Phonetic features of vowels
data_features_vowels
is a dataframe with 17 rows and
11 variables.
knitr::kable(data_features_vowels)
phone | cmubet | wiscbet | hint | manner | manner_alt | tenseness | height | height_fct | height_alt | backness | backness_fct | rounding |
i | IY | i | beat | vowel | vowel | tense | high | high | high | front | front | unrounded |
ɪ | IH | I | bit | vowel | vowel | lax | mid-high | mid-high | high | front | front | unrounded |
eɪ | EY | eI | bait | vowel | vowel | tense | mid-high | mid-high | mid | front | front | unrounded |
ɛ | EH | E | bet | vowel | vowel | lax | mid-low | mid-low | mid | front | front | unrounded |
æ | AE | ae | bat | vowel | vowel | lax | low | low | low | front | front | unrounded |
ʌ | AH | ^ | but | vowel | vowel | lax | mid-low | mid-low | mid | central | central | unrounded |
ə | AH | 4 | comma | vowel | vowel | lax | mid-low | mid-low | mid | central | central | unrounded |
u | UW | u | boot | vowel | vowel | tense | high | high | high | back | back | rounded |
ʊ | UH | U | book | vowel | vowel | lax | mid-high | mid-high | high | back | back | rounded |
oʊ | OW | oU | boat | vowel | vowel | tense | mid-high | mid-high | mid | back | back | rounded |
ɔ | AO | c | bought | vowel | vowel | tense | mid-low | mid-low | low | back | back | rounded |
ɑ | AA | @ | bot | vowel | vowel | tense | low | low | low | back | back | unrounded |
aʊ | AW | @U | bout | vowel | diphthong | diphthong | diphthong | NA | diphthong | diphthong | NA | diphthong |
aɪ | AY | @I | bite | vowel | diphthong | diphthong | diphthong | NA | diphthong | diphthong | NA | diphthong |
ɔɪ | OY | cI | boy | vowel | diphthong | diphthong | diphthong | NA | diphthong | diphthong | NA | diphthong |
ɝ | ER | 3^ | letter | vowel | r-colored | r-colored | mid-low | mid-low | mid | central | central | r-colored |
ɚ | ER | 4^ | burt | vowel | r-colored | r-colored | mid-low | mid-low | mid | central | central | r-colored |
Description of each column:
- phone
phone in IPA
- cmubet
phone in the CMU alphabet
- wiscbet
phone in an older system used by our lab
- hint
a word containing the selected vowel
- manner
manner of articulation
- manner_alt
alternative manner with vowel, diphthong and r-colored
- tenseness
tense versus lax (versus diphthong and r-colored)
- height
vowel height on a four-level scale
- height_fct
height coded as a factor ordered high, mid-high, mid-low, low. diphthong is recoded to
NA
.- height_alt
vowel height on a three-level scale
- backness
vowel backness
- backness_fct
backness coded as a factor ordered front, central, back. diphthong is recoded to
NA
.- rounding
unrounded versus rounded (versus diphthong and r-colored)
Levels of the factor columns:
Considerations about vowel features
I don't consider /eɪ/ and /oʊ/ to be diphthongs, but perhaps manner_alt
could encode the difference of these vowels from the others.
In the CMU alphabet and ARPAbet, vowels can include a number to indicate
vowel stress, so AH1
or AH2
is /ʌ/ but AH0
is /ə/.
The vowel features for General American English, according to Wikipedia, are as follows:
Front | Central | Back | ||||
---|---|---|---|---|---|---|
lax | tense | lax | tense | lax | tense | |
Close | ɪ | i | ʊ | u | ||
Mid | ɛ | eɪ | ə | (ɜ) | oʊ | |
Open | æ | (ʌ) | ɑ | (ɔ) | ||
Diphthongs | aɪ ɔɪ aʊ |
I adapted these features in this way:
A four-level breakdown of height (high, mid-high, mid-low, low) was used instead of a three-level one (close, mid, open).
tense and lax features were directly borrowed.
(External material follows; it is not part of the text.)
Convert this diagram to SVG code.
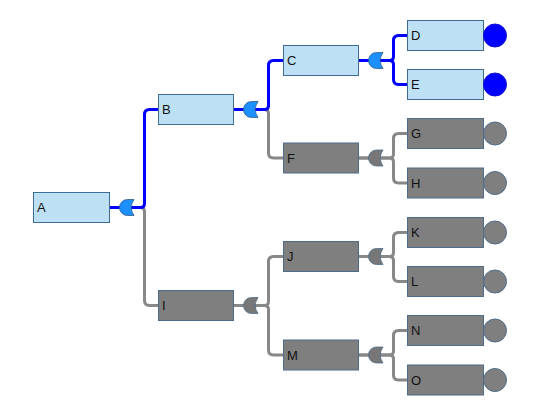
<svg xmlns="http://www.w3.org/2000/svg" xmlns:xlink="http://www.w3.org/1999/xlink" width="541" height="408" viewBox="0 0 541 408">
<style>
.bg{fill:#ffffff}
.nb{fill:#BEE0F5;stroke:#3D6C96;stroke-width:1}
.ng{fill:#7F7F7F;stroke:#4E6D8C;stroke-width:1}
.t{font-family:"Liberation Sans",Arial,sans-serif;font-size:13px;fill:#111}
.cb{fill:none;stroke:#0000FF;stroke-width:3}
.cg{fill:none;stroke:#888888;stroke-width:3}
.gb{fill:#1E8FFF;stroke:#2D5E8C;stroke-width:0.8}
.gg{fill:#777777;stroke:#4E6D8C;stroke-width:0.8}
.lb{fill:#0000FF;stroke:#1010D0;stroke-width:1}
.lg{fill:#7F7F7F;stroke:#506E8C;stroke-width:1}
</style>
<defs>
<path id="gate" d="M8,-8 A8,8 0 0 0 8,8 L14.5,8 Q9,0 14.5,-8 Z"/>
</defs>
<rect class="bg" x="0" y="0" width="541" height="408"/>
<g id="connectors">
<path class="cg" d="M109.5,207.5 H140.5 Q144.5,207.5 144.5,211.5 V300.5 Q144.5,305.5 149.5,305.5 H158.5"/>
<path class="cb" d="M109.5,207.5 H140.5 Q144.5,207.5 144.5,203.5 V114.5 Q144.5,109.5 149.5,109.5 H158.5"/>
<path class="cg" d="M233.5,109.5 H264.5 Q268.5,109.5 268.5,113.5 V153 Q268.5,158 273.5,158 H283.5"/>
<path class="cb" d="M233.5,109.5 H264.5 Q268.5,109.5 268.5,105.5 V65.5 Q268.5,60.5 273.5,60.5 H283.5"/>
<path class="cg" d="M233.5,305.5 H264.5 Q268.5,305.5 268.5,301.5 V261.5 Q268.5,256.5 273.5,256.5 H283.5"/>
<path class="cg" d="M233.5,305.5 H264.5 Q268.5,305.5 268.5,309.5 V350 Q268.5,355 273.5,355 H283.5"/>
<path class="cb" d="M358.5,60.5 H389.5 Q393.5,60.5 393.5,56.5 V40.5 Q393.5,35.5 398.5,35.5 H407.5"/>
<path class="cb" d="M358.5,60.5 H389.5 Q393.5,60.5 393.5,64.5 V79.5 Q393.5,84.5 398.5,84.5 H407.5"/>
<path class="cg" d="M358.5,158 H389.5 Q393.5,158 393.5,154 V138.5 Q393.5,133.5 398.5,133.5 H407.5"/>
<path class="cg" d="M358.5,158 H389.5 Q393.5,158 393.5,162 V178 Q393.5,183 398.5,183 H407.5"/>
<path class="cg" d="M358.5,256.5 H389.5 Q393.5,256.5 393.5,252.5 V237.5 Q393.5,232.5 398.5,232.5 H407.5"/>
<path class="cg" d="M358.5,256.5 H389.5 Q393.5,256.5 393.5,260.5 V276.5 Q393.5,281.5 398.5,281.5 H407.5"/>
<path class="cg" d="M358.5,355 H389.5 Q393.5,355 393.5,351 V335.5 Q393.5,330.5 398.5,330.5 H407.5"/>
<path class="cg" d="M358.5,355 H389.5 Q393.5,355 393.5,359 V375 Q393.5,380 398.5,380 H407.5"/>
</g>
<g id="node-A"><rect class="nb" x="33.5" y="192.5" width="76" height="30"/><text class="t" x="37" y="212">A</text><use href="#gate" class="gb" x="119.5" y="207.5"/></g>
<g id="node-B"><rect class="nb" x="158.5" y="94.5" width="75" height="30"/><text class="t" x="162" y="114">B</text><use href="#gate" class="gb" x="243.5" y="109.5"/></g>
<g id="node-I"><rect class="ng" x="158.5" y="290.5" width="75" height="30"/><text class="t" x="162" y="310">I</text><use href="#gate" class="gg" x="243.5" y="305.5"/></g>
<g id="node-C"><rect class="nb" x="283.5" y="45.5" width="75" height="30"/><text class="t" x="287" y="65">C</text><use href="#gate" class="gb" x="368.5" y="60.5"/></g>
<g id="node-F"><rect class="ng" x="283.5" y="143" width="75" height="30"/><text class="t" x="287" y="162.5">F</text><use href="#gate" class="gg" x="368.5" y="158"/></g>
<g id="node-J"><rect class="ng" x="283.5" y="241.5" width="75" height="30"/><text class="t" x="287" y="261">J</text><use href="#gate" class="gg" x="368.5" y="256.5"/></g>
<g id="node-M"><rect class="ng" x="283.5" y="340" width="75" height="30"/><text class="t" x="287" y="359.5">M</text><use href="#gate" class="gg" x="368.5" y="355"/></g>
<g id="node-D"><rect class="nb" x="407.5" y="20.5" width="76" height="30"/><text class="t" x="411" y="40">D</text><circle class="lb" cx="495" cy="35.5" r="11.5"/></g>
<g id="node-E"><rect class="nb" x="407.5" y="69.5" width="76" height="30"/><text class="t" x="411" y="89">E</text><circle class="lb" cx="495" cy="84.5" r="11.5"/></g>
<g id="node-G"><rect class="ng" x="407.5" y="118.5" width="76" height="30"/><text class="t" x="411" y="138">G</text><circle class="lg" cx="495" cy="133.5" r="11.5"/></g>
<g id="node-H"><rect class="ng" x="407.5" y="168" width="76" height="30"/><text class="t" x="411" y="187.5">H</text><circle class="lg" cx="495" cy="183" r="11.5"/></g>
<g id="node-K"><rect class="ng" x="407.5" y="217.5" width="76" height="30"/><text class="t" x="411" y="237">K</text><circle class="lg" cx="495" cy="232.5" r="11.5"/></g>
<g id="node-L"><rect class="ng" x="407.5" y="266.5" width="76" height="30"/><text class="t" x="411" y="286">L</text><circle class="lg" cx="495" cy="281.5" r="11.5"/></g>
<g id="node-N"><rect class="ng" x="407.5" y="315.5" width="76" height="30"/><text class="t" x="411" y="335">N</text><circle class="lg" cx="495" cy="330.5" r="11.5"/></g>
<g id="node-O"><rect class="ng" x="407.5" y="365" width="76" height="30"/><text class="t" x="411" y="384.5">O</text><circle class="lg" cx="495" cy="380" r="11.5"/></g>
</svg>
Diphthongs and r-colored vowels are were not assign a tenseness.
/ɑ/ moved to back (following the general IPA)
diphthongs have no backness or height
r-colored vowels were given the backness and height of the /ʌ,ə/
Based on the assumption that /ʌ,ə/ are the same general vowel with differing stress, these vowels have the same features. This definition clashes with the general IPA chart which places /ʌ/ as a back vowel. However, /ʌ/ is a conventional notation. Quoting Wikipedia again: "Although the notation /ʌ/ is used for the vowel of STRUT in RP and General American, the actual pronunciation is closer to a near-open central vowel [ɐ] in RP and advanced back [ʌ̟] in General American." That is, /ʌ/ is fronted in American English (hence, mid) in American English.